# PT for woman needed



## needle (Aug 14, 2011)

Hi, my girlfriend is looking for a personal trainer and we have seen a few in the London area however its very difficult to know if they are actually any good and due to the London cost of some these PT's, we are a bit wary of going ahead with them.

Can anyone recommend any good personal trainers in London especially in/near South West? Happy to even look at online PT's too.


----------



## Artgg (Dec 29, 2014)

Im very old fashion probably but send my wife or gf or whatever to those are no no. Seen so many times how they flirt with customers behind husbands back why does she need a pt ? Or it will be a women?


----------



## needle (Aug 14, 2011)

what are you on about?

so are you saying PT's especially male PT's are only interested in flirting with female clients or not training or that woman are only wanting to go to PT's to flirt? Disappointing reply.

She would prefer a female PT and would consider online PT too.


----------



## Dark sim (May 18, 2013)

Michelle Brannan, Sarah Bridges, Kimberly Anne Jones for one 2 one PT

An online coach is completely different, so which is it?


----------



## Kristina (Apr 12, 2014)

I'm offering PT at Ripped Gym Basildon, a little further out than London but honestly well worth the travel. 

I also offer online coaching, which some clients prefer to do if they're further away, and with the odd one-on-one session when they can travel to me.

Feel free to get in touch. My website is www.kvfit.com and gym is www.rippedgymbasildon.co.uk.


----------



## Tomahawk (Dec 24, 2014)

needle said:


> what are you on about?
> 
> so are you saying PT's especially male PT's are only interested in flirting with female clients or not training or that woman are only wanting to go to PT's to flirt? Disappointing reply.
> 
> She would prefer a female PT and would consider online PT too.


I had a male PT who would sleep with pretty much every female client. He said it's inevitable, whether she's single, in a relationship, or married... when she's all hot and sweaty and a fit guy is pressing her leg down to stretch her, she feels something.

I thought he was BSing but he would point to girls in the gym, pull out his phone, and show me naked pictures of them.

He told me never to let my girlfriend have a male PT, or if I did, make sure he was gay. I believe that's good advice.


----------



## Dark sim (May 18, 2013)

Kristina said:


> I'm offering PT at Ripped Gym Basildon, a little further out than London but honestly well worth the travel.
> 
> I also offer online coaching, which some clients prefer to do if they're further away, and with the odd one-on-one session when they can travel to me.
> 
> Feel free to get in touch.
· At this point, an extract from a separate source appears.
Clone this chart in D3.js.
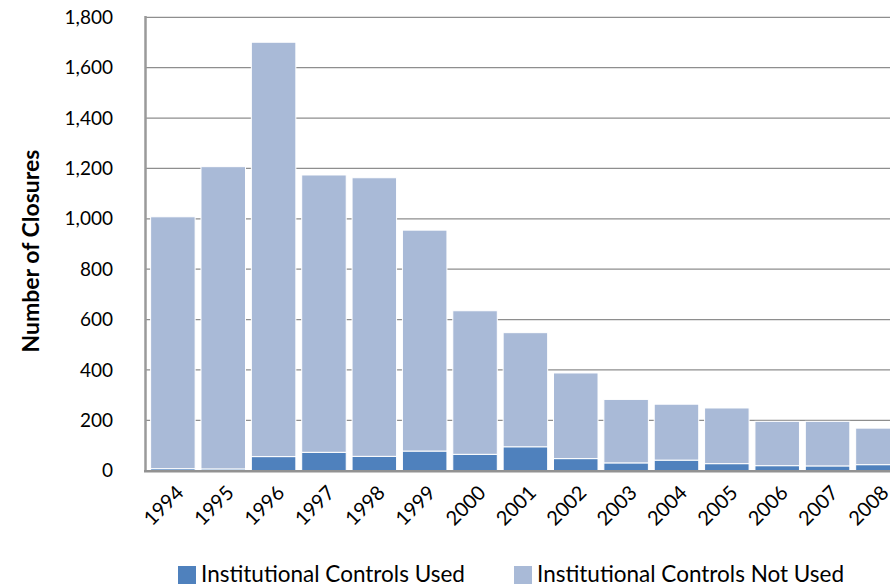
<!DOCTYPE html>
<html>
<head>
<meta charset="utf-8">
<script src="https://cdn.jsdelivr.net/npm/d3@7"></script>
<style>
  html, body { margin: 0; padding: 0; background: #fff; }
  svg { display: block; font-family: Lato, "Open Sans", sans-serif; }
</style>
</head>
<body>
<svg id="chart" width="890" height="587"></svg>
<script>
// Closures per year, split by whether institutional controls were used
const years = ["1994","1995","1996","1997","1998","1999","2000","2001","2002","2003","2004","2005","2006","2007","2008"];
const controlsUsed    = [8, 7, 56, 73, 57, 78, 65, 95, 48, 31, 42, 28, 20, 19, 24];
const controlsNotUsed = [1000, 1200, 1645, 1101, 1106, 877, 570, 453, 340, 252, 222, 221, 176, 177, 145];
const yTicks = [0, 200, 400, 600, 800, 1000, 1200, 1400, 1600, 1800];
const seriesNames = ["Institutional Controls Used", "Institutional Controls Not Used"];
const seriesColors = ["#4F81BD", "#A9BAD7"];

const svg = d3.select("#chart");

const rows = years.map((yr, i) => ({ year: yr, used: controlsUsed[i], notUsed: controlsNotUsed[i] }));
const stacked = d3.stack().keys(["used", "notUsed"])(rows);

const x = d3.scaleBand()
  .domain(years)
  .range([147.7, 903.1])
  .paddingInner(0.116)
  .paddingOuter(0.058);

const y = d3.scaleLinear()
  .domain([0, 1800])
  .range([470.7, 17.3]);

// horizontal gridlines
svg.append("g")
  .selectAll("line")
  .data(yTicks.filter(d => d > 0))
  .join("line")
  .attr("x1", 145).attr("x2", 890)
  .attr("y1", d => y(d)).attr("y2", d => y(d))
  .attr("stroke", "#8e8e8e")
  .attr("stroke-width", 1.2);

// stacked bars
svg.append("g")
  .selectAll("g")
  .data(stacked)
  .join("g")
  .attr("fill", (d, i) => seriesColors[i])
  .selectAll("rect")
  .data(d => d)
  .join("rect")
  .attr("x", d => x(d.data.year))
  .attr("width", x.bandwidth())
  .attr("y", d => y(d[1]))
  .attr("height", d => y(d[0]) - y(d[1]))
  .attr("stroke", "#ffffff")
  .attr("stroke-width", 1);

// axis lines
svg.append("line")
  .attr("x1", 145.5).attr("x2", 145.5)
  .attr("y1", 16).attr("y2", 472)
  .attr("stroke", "#9a9a9a").attr("stroke-width", 2.5);
svg.append("line")
  .attr("x1", 144).attr("x2", 890)
  .attr("y1", 471.2).attr("y2", 471.2)
  .attr("stroke", "#929292").attr("stroke-width", 2.5);

// y axis tick labels
const yAxis = d3.axisLeft(y)
  .tickValues(yTicks)
  .tickFormat(d3.format(","))
  .tickSize(0)
  .tickPadding(0);
const yg = svg.append("g")
  .attr("transform", "translate(113,0)")
  .call(yAxis);
yg.select(".domain").remove();
yg.selectAll("text")
  .attr("font-family", "Lato, 'Open Sans', sans-serif")
  .attr("font-size", 19)
  .attr("fill", "#000");

// x axis labels, rotated
const xAxis = d3.axisBottom(x).tickSize(0).tickPadding(0);
const xg = svg.append("g")
  .call(xAxis);
xg.select(".domain").remove();
xg.selectAll(".tick").attr("transform", null);
xg.selectAll("text")
  .attr("font-family", "Lato, 'Open Sans', sans-serif")
  .attr("font-size", 20)
  .attr("fill", "#000")
  .attr("text-anchor", "end")
  .attr("dy", 0)
  .attr("y", 0)
  .attr("transform", d => `translate(${x(d) + x.bandwidth() / 2 + 12},494) rotate(-45)`);

// y axis title
svg.append("text")
  .attr("transform", "translate(39,251) rotate(-90)")
  .attr("text-anchor", "middle")
  .attr("font-size", 23)
  .attr("font-weight", "bold")
  .attr("fill", "#000")
  .text("Number of Closures");

// legend
const legendX = [178, 514];
const lg = svg.append("g");
seriesNames.forEach((name, i) => {
  lg.append("rect")
    .attr("x", legendX[i]).attr("y", 566)
    .attr("width", 18).attr("height", 18)
    .attr("fill", seriesColors[i]);
  lg.append("text")
    .attr("x", legendX[i] + 23).attr("y", 581.5)
    .attr("font-size", 22.5)
    .attr("fill", "#000")
    .text(name);
});
</script>
</body>
</html>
My website is www.kvfit.com and gym is www.rippedgymbasildon.co.uk.


Sorry Kristina forgot you did this now.

@needle Kristina would be a good call


----------



## Kristina (Apr 12, 2014)

Dark sim said:


> Sorry Kristina forgot you did this now.
> 
> @needle Kristina would be a good call


No worries hehe.. thanks!!


----------



## Jamieson (Jul 11, 2014)

needle said:


> Hi, my girlfriend is looking for a personal trainer and we have seen a few in the London area however its very difficult to know if they are actually any good and due to the London cost of some these PT's, we are a bit wary of going ahead with them.
> 
> Can anyone recommend any good personal trainers in London especially in/near South West? Happy to even look at online PT's too.


Check out IFBB pro Lynsey Beattie, she's an excellent PT and does online coaching too.


----------